Bilinç ne denli önemli. Gece!

35 mm/1.4














Barabbas kentin en çok fotoğrafı çekilmesi gereken kişisi miydi? Öyle ya İsa’dan çok yaşamıştı o kentte, esasında kentle sorunu yoktu Barabbas’ın. Kent ile sorunu olan İsa’ydı, kent ne olursa olsun insanıyla anılırdı ne de olsa.

Günümüzde hala çokça değişen bu sokaklar adına neler yapılabilir. Barabbas’ın her iki gözü gayet iyi gördüğünden olsa gerek yüksek perdeden pek konuşmadığından bahsederler, haliyle Barabbas bir hırsızdır, kentin arka sokaklarını ondan daha iyi kim bilebilir, sürekli bir şeyleri izleyen Barabbas iyi bir fotoğrafçı olabilir miydi, kendini kışkırtmak isteyenler bu soruya yanıt arayabilir.
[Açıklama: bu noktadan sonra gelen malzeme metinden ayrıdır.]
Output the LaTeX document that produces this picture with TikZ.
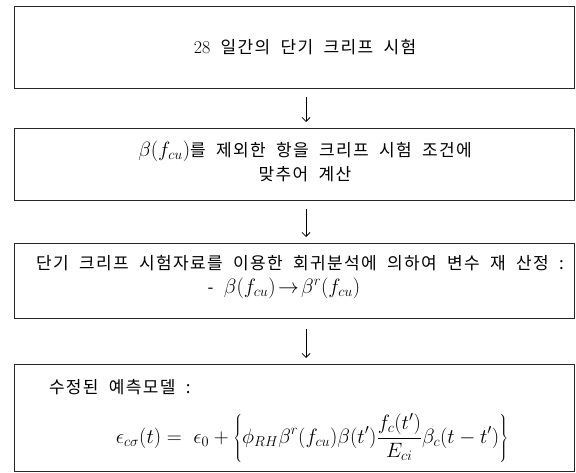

Sorun ilk paragrafta belki yanlış anlaşılır diye ikonlara da değinmek gerekir, ya da biraz daha yanlış anlamalara meyil veren bir görüşle, ki bu görüş heterodoksi içinde yer alacaktır, ve bu görüş biraz içrek kabul edilirse, birey kalacaktır belki geriye, fotoğraf içinse bu kenti yeniden oluşturmak olacaktır.

Kenti kabul ettiğimi varsaydığım anda Sodom’a dönüşebilir ortodoksiye göre bu yer. Bu yerleri en ince ayrıntısına dek düşünen, modern çağlarda ise Leica olmuştur. Leica günümüzde en kullanışlı “minyatür” makineleri ile kentte bir yerlere “dolaşmamızı” sağlayabilir, “O şeyi rahat bırak!” diyen filozofu duyar gibiyim, sonuçta “o şey” anlaşılmak içinse bu pek olası olmayan bırakma eylemi ile örtüşmeyecektir.

Leica günümüzde artık “büyük” makinelerde üretmeye başladı. Kentler artık başlı başına bir ikon, kimse neden buradasın sorusunu sormuyor, nergis hikayesinde olduğu gibi kabul ettiklerimiz arttı mı yoksa. Ancak kent hala birilerini çarmıha gerebilir, taşlayabilir, kentin kimi sokakları. Demek ki hala peygamber, mehdi gelecek inancından pek de uzak olmayan yerler de söz konusu.